Categories
csv pandas python

open selected rows with pandas using “chunksize” and/or “iterator”

I have a large csv file and I open it with pd.read_csv as it follows:

df = pd.read_csv(path//fileName.csv, sep = ' ', header = None)

As the file is really large I would like to be able to open it in rows

from 0 to 511
from 512 to 1023
from 1024 to 1535
...
from 512*n to 512*(n+1) - 1

Where n = 1, 2, 3 …

If I add chunksize = 512 into the arguments of read_csv

df = pd.read_csv(path//fileName.csv, sep = ' ', header = None, chunksize = 512)

and I type

df.get_chunk(5)

Than I am able to open rows from 0 to 5 or I may be able to divide the file in parts of 512 rows using a for loop

data = []
for chunks in df:
data = data + [chunk]

But this is quite useless as still the file has to be completelly opened and takes time.
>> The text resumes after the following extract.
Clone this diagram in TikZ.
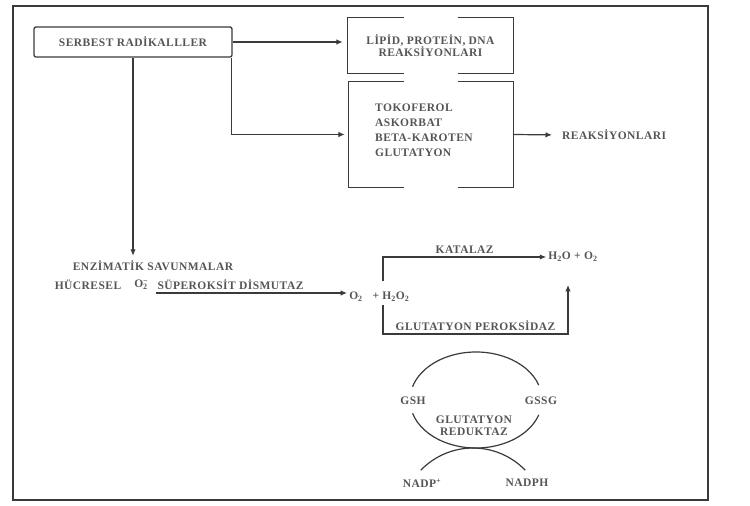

How can I read only rows from 512*n to 512*(n+1).

Looking around I often saw that “chunksize” is used together with “iterator” as it follows

 df = pd.read_csv(path//fileName.csv, sep = ' ', header = None, iterator = True, chunksize = 512)

But after many attempts I still don’t understand which benefits provide me this boolean variable. Could you explain me it, please?